— START Data lines —

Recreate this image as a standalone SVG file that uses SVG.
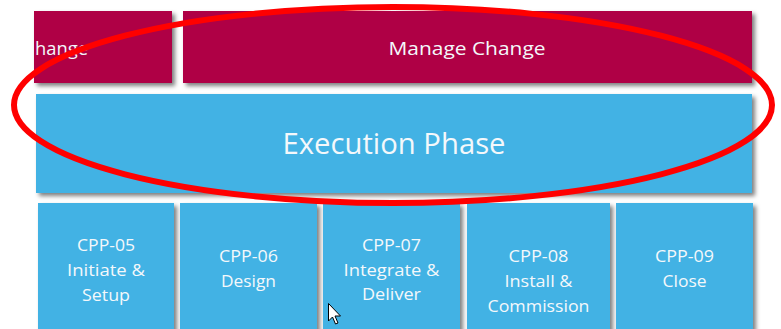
<svg xmlns="http://www.w3.org/2000/svg" width="781" height="329" viewBox="0 0 781 329">
  <style>
    .crimson { fill: #AF0044; }
    .blue { fill: #42B2E4; }
    .box { filter: url(#shadow); }
    .lbl { font-family: "Open Sans", "Noto Sans", "DejaVu Sans", sans-serif; fill: #F4F8FB; text-anchor: middle; }
    .top { font-size: 18px; }
    .phase { font-size: 29px; }
    .step { font-size: 17px; }
    .ring { fill: none; stroke: #FF0000; stroke-width: 6; }
  </style>
  <defs>
    <filter id="shadow" x="-10%" y="-10%" width="130%" height="140%">
      <feDropShadow dx="3" dy="3" stdDeviation="2" flood-color="#000" flood-opacity="0.5"/>
    </filter>
  </defs>
  <rect width="781" height="329" fill="#FFFFFF"/>

  <!-- change management row -->
  <g id="manage-change-left">
    <rect class="crimson box" x="34" y="11" width="138" height="72"/>
    <text class="lbl top" x="88" y="55" text-anchor="end" style="text-anchor:end" textLength="53" lengthAdjust="spacingAndGlyphs">hange</text>
  </g>
  <g id="manage-change">
    <rect class="crimson box" x="183" y="11" width="569" height="72"/>
    <text class="lbl top" x="467" y="55" textLength="157" lengthAdjust="spacingAndGlyphs">Manage Change</text>
  </g>

  <!-- phase band -->
  <g id="execution-phase">
    <rect class="blue box" x="36" y="94" width="716" height="99"/>
    <text class="lbl phase" x="394" y="154" textLength="223" lengthAdjust="spacingAndGlyphs">Execution Phase</text>
  </g>

  <!-- process steps -->
  <g id="cpp-05">
    <rect class="blue box" x="38" y="203" width="136" height="140"/>
    <text class="lbl step" x="106" y="251" textLength="58" lengthAdjust="spacingAndGlyphs">CPP-05</text>
    <text class="lbl step" x="106" y="276" textLength="78" lengthAdjust="spacingAndGlyphs">Initiate &amp;</text>
    <text class="lbl step" x="106" y="301" textLength="48" lengthAdjust="spacingAndGlyphs">Setup</text>
  </g>
  <g id="cpp-06">
    <rect class="blue box" x="180" y="203" width="137" height="140"/>
    <text class="lbl step" x="248.5" y="262" textLength="59" lengthAdjust="spacingAndGlyphs">CPP-06</text>
    <text class="lbl step" x="248.5" y="287" textLength="55" lengthAdjust="spacingAndGlyphs">Design</text>
  </g>
  <g id="cpp-07">
    <rect class="blue box" x="323" y="203" width="137" height="140"/>
    <text class="lbl step" x="391.5" y="251" textLength="59" lengthAdjust="spacingAndGlyphs">CPP-07</text>
    <text class="lbl step" x="391.5" y="276" textLength="96" lengthAdjust="spacingAndGlyphs">Integrate &amp;</text>
    <text class="lbl step" x="391.5" y="300" textLength="59" lengthAdjust="spacingAndGlyphs">Deliver</text>
  </g>
  <g id="cpp-08">
    <rect class="blue box" x="467" y="203" width="143" height="140"/>
    <text class="lbl step" x="538.5" y="262" textLength="60" lengthAdjust="spacingAndGlyphs">CPP-08</text>
    <text class="lbl step" x="538.5" y="287" textLength="68" lengthAdjust="spacingAndGlyphs">Install &amp;</text>
    <text class="lbl step" x="538.5" y="312" textLength="102" lengthAdjust="spacingAndGlyphs">Commission</text>
  </g>
  <g id="cpp-09">
    <rect class="blue box" x="616" y="203" width="137" height="140"/>
    <text class="lbl step" x="684.5" y="262" textLength="59" lengthAdjust="spacingAndGlyphs">CPP-09</text>
    <text class="lbl step" x="684.5" y="287" textLength="44" lengthAdjust="spacingAndGlyphs">Close</text>
  </g>

  <!-- highlight ring and pointer -->
  <g id="connectors">
    <ellipse class="ring" cx="393" cy="105" rx="379" ry="98"/>
  </g>
  <path d="M328.5,303.5 L328.5,321 L332.5,317 L335.5,324 L338,323 L335,316 L340.5,316 Z" fill="#FFFFFF" stroke="#000000" stroke-width="1" stroke-linejoin="round"/>
</svg>
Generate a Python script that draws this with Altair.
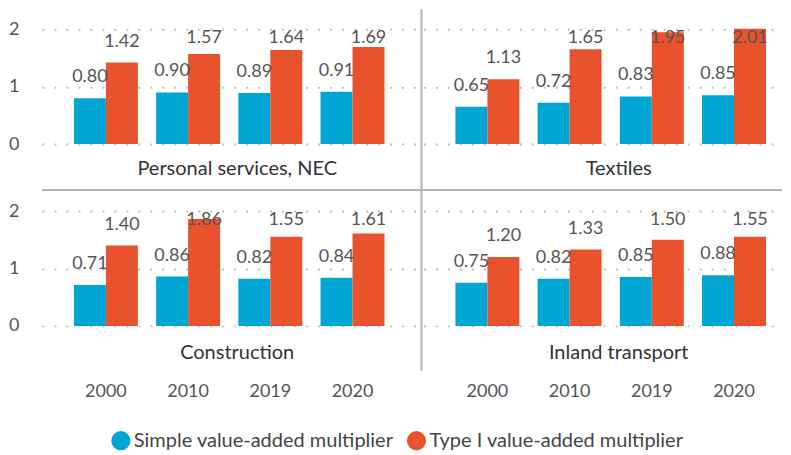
import altair as alt
import pandas as pd

years = ["2000", "2010", "2019", "2020"]
panels = ["Personal services, NEC", "Textiles", "Construction", "Inland transport"]
series = ["Simple value-added multiplier", "Type I value-added multiplier"]
simple_vals = {
    "Personal services, NEC": [0.80, 0.90, 0.89, 0.91],
    "Textiles": [0.65, 0.72, 0.83, 0.85],
    "Construction": [0.71, 0.86, 0.82, 0.84],
    "Inland transport": [0.75, 0.82, 0.85, 0.88],
}
type1_vals = {
    "Personal services, NEC": [1.42, 1.57, 1.64, 1.69],
    "Textiles": [1.13, 1.65, 1.95, 2.01],
    "Construction": [1.40, 1.86, 1.55, 1.61],
    "Inland transport": [1.20, 1.33, 1.50, 1.55],
}

rows = []
for p in panels:
    for i, yr in enumerate(years):
        rows.append({"panel": p, "year": yr, "series": series[0], "value": simple_vals[p][i]})
        rows.append({"panel": p, "year": yr, "series": series[1], "value": type1_vals[p][i]})
df = pd.DataFrame(rows)

FONT = "Lato"
BLUE = "#00a6d3"
RED = "#e8522c"
GRID = "#bfbfbf"
SEP = "#b3b3b3"
TXT = "#555555"
H = 135
YMAX = 2.348
LEFT_W = 375
RIGHT_W = 359

one = pd.DataFrame({"k": [0]})


def panel(name, col, row):
    W = LEFT_W if col == 0 else RIGHT_W
    if col == 0:
        xscale = alt.Scale(domain=years, paddingInner=0.222, paddingOuter=0.389)
    else:
        xscale = alt.Scale(domain=years, paddingInner=0.222, paddingOuter=0.292, align=0.666)
    if row == 1:
        xaxis = alt.Axis(title=None, labelAngle=0, domain=False, ticks=False, tickSize=0,
                         labelPadding=57, labelFontSize=18, labelColor=TXT, labelFont=FONT)
    else:
        xaxis = None
    if col == 0:
        yaxis = alt.Axis(values=[0, 1, 2], title=None, domain=False, ticks=False, tickSize=0,
                         labelPadding=23, labelFontSize=18, labelColor=TXT, labelFont=FONT,
                         grid=True, gridDash=[2, 10], gridWidth=2, gridColor=GRID, format="d")
    else:
        yaxis = alt.Axis(values=[0, 1, 2], title=None, domain=False, ticks=False, tickSize=0,
                         labels=False, grid=True, gridDash=[2, 10], gridWidth=2, gridColor=GRID)
    yscale = alt.Scale(domain=[0, YMAX], nice=False, zero=True)
    oscale = alt.Scale(domain=series, paddingInner=0, paddingOuter=0)

    base = alt.Chart(df).transform_filter(alt.datum.panel == name)
    bars = base.mark_bar().encode(
        x=alt.X("year:N", scale=xscale, axis=xaxis, sort=years),
        xOffset=alt.XOffset("series:N", scale=oscale, sort=series),
        y=alt.Y("value:Q", scale=yscale, axis=yaxis),
        color=alt.Color(
            "series:N",
            scale=alt.Scale(domain=series, range=[BLUE, RED]),
            legend=alt.Legend(
                title=None, orient="none", legendX=69, legendY=422, direction="horizontal",
                symbolType="circle", symbolSize=370, symbolOpacity=1, symbolStrokeWidth=0,
                labelFontSize=20, labelFont=FONT, labelColor="#444444", labelLimit=400,
                columnPadding=13, labelOffset=3, padding=0,
            ),
        ),
    )
    labels = base.transform_calculate(
        ly="min(datum.value + 0.365, 1.843)"
    ).mark_text(baseline="middle", fontSize=18, color=TXT, font=FONT).encode(
        x=alt.X("year:N", scale=xscale, axis=xaxis, sort=years),
        xOffset=alt.XOffset("series:N", scale=oscale, sort=series),
        y=alt.Y("ly:Q", scale=yscale, axis=yaxis),
        text=alt.Text("value:Q", format=".2f"),
    )
    title = alt.Chart(pd.DataFrame({"t": [name]})).mark_text(
        fontSize=20, font=FONT, color="#333333", baseline="middle"
    ).encode(x=alt.value(195.5), y=alt.value(160 if row == 0 else 162), text="t:N")
    layers = [bars, labels, title]
    if col == 0 and row == 0:
        hsep = alt.Chart(one).mark_rule(color=SEP, strokeWidth=2).encode(
            x=alt.value(0), x2=alt.value(LEFT_W + 7 + RIGHT_W), y=alt.value(181))
        vsep = alt.Chart(one).mark_rule(color=SEP, strokeWidth=2).encode(
            x=alt.value(380), y=alt.value(0), y2=alt.value(362))
        layers = [hsep, vsep] + layers
    return alt.layer(*layers).properties(width=W, height=H)


chart = alt.concat(
    panel(panels[0], 0, 0), panel(panels[1], 1, 0),
    panel(panels[2], 0, 1), panel(panels[3], 1, 1),
    columns=2, spacing={"row": 47, "column": 7}, bounds="flush",
).properties(padding=0).configure_view(stroke=None)

chart.save("out.html", embed_options={"renderer": "svg", "actions": False})
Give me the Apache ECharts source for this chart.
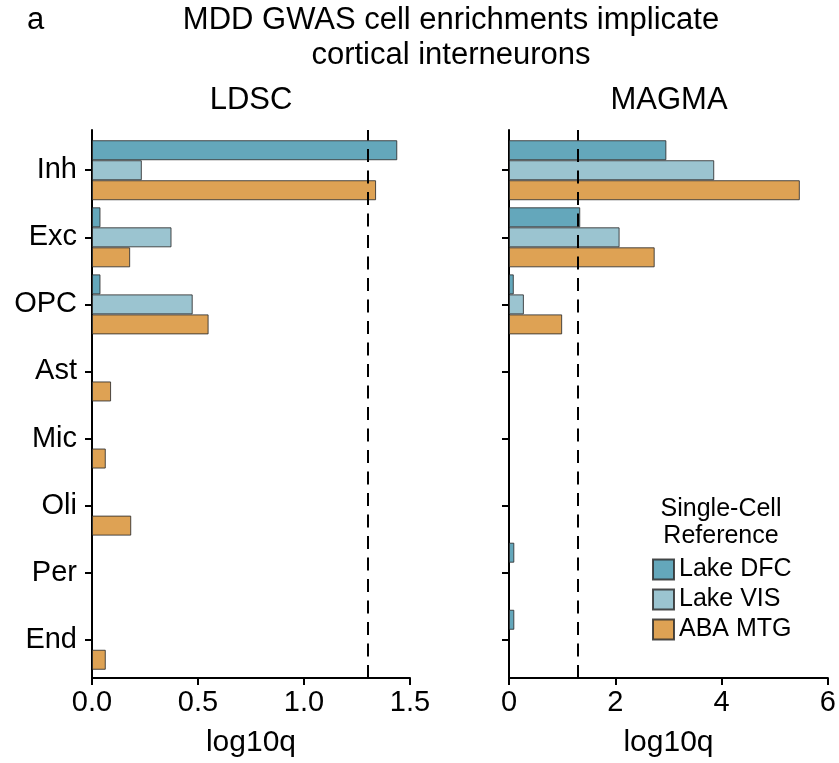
<!DOCTYPE html>
<html>
<head>
<meta charset="utf-8">
<script src="https://cdn.jsdelivr.net/npm/echarts@6/dist/echarts.min.js"></script>
<style>html,body{margin:0;padding:0;background:#fff;}#c{width:839px;height:763px;}</style>
</head>
<body>
<div id="c"></div>
<script>
// ---- data ----
const categories = ['Inh', 'Exc', 'OPC', 'Ast', 'Mic', 'Oli', 'Per', 'End'];
const refNames = ['Lake DFC', 'Lake VIS', 'ABA MTG'];
const ldscDFC = [1.44, 0.04, 0.04, null, null, null, null, null];
const ldscVIS = [0.235, 0.375, 0.475, null, null, null, null, null];
const ldscMTG = [1.34, 0.18, 0.55, 0.09, 0.065, 0.185, null, 0.065];
const magmaDFC = [2.96, 1.34, 0.09, null, null, null, 0.1, 0.1];
const magmaVIS = [3.86, 2.08, 0.28, null, null, null, null, null];
const magmaMTG = [5.47, 2.74, 1.0, null, null, null, null, null];
const sigThreshold = 1.301; // -log10(0.05)
const ldscTicks = [0, 0.5, 1.0, 1.5];
const magmaTicks = [0, 2, 4, 6];

// ---- styling ----
const FONT = "'Liberation Sans', Arial, sans-serif";
const colors = ['#64a7bb', '#9bc4d0', '#dea254'];
const border = 'rgba(45,45,45,0.85)';

const chart = echarts.init(document.getElementById('c'), null, {renderer: 'canvas'});

const barsTop = 136.7, barsH = 536.6, axTop = 130, axH = 550;
const leftL = 92, leftW = 318, rightL = 509, rightW = 319;

function barSeries(name, idx, data, axisIdx) {
  return {
    type: 'bar', name: name, data: data,
    xAxisIndex: axisIdx, yAxisIndex: axisIdx,
    barWidth: 20, barGap: '0%',
    itemStyle: {color: colors[idx], borderColor: border, borderWidth: 1},
    z: 2, silent: true
  };
}
function threshSeries(axisIdx) {
  return {
    type: 'line', data: [], xAxisIndex: axisIdx, yAxisIndex: axisIdx, z: 5,
    markLine: {
      silent: true, symbol: ['none', 'none'], label: {show: false},
      lineStyle: {color: '#000', width: 2, type: [13, 8.5]},
      data: [{xAxis: sigThreshold}],
      animation: false
    }
  };
}
function visX(gridIdx, ticks) {
  return {
    type: 'value', gridIndex: gridIdx, min: ticks[0], max: ticks[ticks.length - 1],
    interval: ticks[1] - ticks[0],
    axisLine: {show: true, lineStyle: {color: '#000', width: 2}},
    axisTick: {show: true, length: 7, lineStyle: {color: '#000', width: 2}},
    axisLabel: {show: true, color: '#000', fontSize: 29, fontFamily: FONT, margin: 10,
      formatter: v => (ticks[ticks.length - 1] < 2 ? v.toFixed(1) : String(v))},
    splitLine: {show: false},
    name: 'log10q', nameLocation: 'middle', nameGap: 50,
    nameTextStyle: {color: '#000', fontSize: 30, fontFamily: FONT, verticalAlign: 'top'}
  };
}
function hidX(gridIdx, ticks) {
  return {type: 'value', gridIndex: gridIdx, min: ticks[0], max: ticks[ticks.length - 1], show: false, splitLine: {show: false}};
}
function catY(gridIdx, showLabels) {
  return {
    type: 'category', gridIndex: gridIdx, data: categories, inverse: true,
    axisLine: {show: false},
    axisTick: {show: true, alignWithLabel: true, length: 7, lineStyle: {color: '#000', width: 2}},
    axisLabel: {show: showLabels, color: '#000', fontSize: 29, fontFamily: FONT, margin: 15},
    splitLine: {show: false}
  };
}
function lineY(gridIdx) {
  return {
    type: 'value', gridIndex: gridIdx, min: 0, max: 1,
    axisLine: {show: true, lineStyle: {color: '#000', width: 2}},
    axisTick: {show: false}, axisLabel: {show: false}, splitLine: {show: false}
  };
}

const option = {
  animation: false,
  backgroundColor: '#fff',
  textStyle: {fontFamily: FONT},
  title: [
    {text: 'MDD GWAS cell enrichments implicate\ncortical interneurons', left: 451, top: 3, padding: 0,
      textAlign: 'center',
      textStyle: {fontSize: 31, lineHeight: 35, fontWeight: 'normal', color: '#000', fontFamily: FONT}},
    {text: 'a', left: 27, top: 3, padding: 0,
      textStyle: {fontSize: 31, lineHeight: 35, fontWeight: 'normal', color: '#000', fontFamily: FONT}},
    {text: 'LDSC', left: 251, top: 83, padding: 0, textAlign: 'center',
      textStyle: {fontSize: 31, lineHeight: 35, fontWeight: 'normal', color: '#000', fontFamily: FONT}},
    {text: 'MAGMA', left: 669, top: 83, padding: 0, textAlign: 'center',
      textStyle: {fontSize: 31, lineHeight: 35, fontWeight: 'normal', color: '#000', fontFamily: FONT}},
    {text: 'Single-Cell\nReference', left: 721, top: 496, padding: 0, textAlign: 'center',
      textStyle: {fontSize: 25, lineHeight: 27, fontWeight: 'normal', color: '#000', fontFamily: FONT}}
  ],
  legend: {
    data: refNames, orient: 'vertical', left: 652, top: 557, padding: 0,
    itemWidth: 21, itemHeight: 20, itemGap: 5, itemTextGap: 10, icon: 'rect',
    textStyle: {fontSize: 25, lineHeight: 24, color: '#000', fontFamily: FONT},
    selectedMode: false
  },
  grid: [
    {left: leftL, width: leftW, top: barsTop, height: barsH},
    {left: leftL, width: leftW, top: axTop, height: axH},
    {left: rightL, width: rightW, top: barsTop, height: barsH},
    {left: rightL, width: rightW, top: axTop, height: axH}
  ],
  xAxis: [hidX(0, ldscTicks), visX(1, ldscTicks), hidX(2, magmaTicks), visX(3, magmaTicks)],
  yAxis: [catY(0, true), lineY(1), catY(2, false), lineY(3)],
  series: [
    barSeries(refNames[0], 0, ldscDFC, 0),
    barSeries(refNames[1], 1, ldscVIS, 0),
    barSeries(refNames[2], 2, ldscMTG, 0),
    barSeries(refNames[0], 0, magmaDFC, 2),
    barSeries(refNames[1], 1, magmaVIS, 2),
    barSeries(refNames[2], 2, magmaMTG, 2),
    threshSeries(1),
    threshSeries(3)
  ]
};
chart.setOption(option);
</script>
</body>
</html>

— END Data lines —

Look above for the line with "Generate a Python" and copy exactly from it through the line with "import pandas as pd", both included. Omit the pictures.

Generate a Python script that draws this with Altair.
import altair as alt
import pandas as pd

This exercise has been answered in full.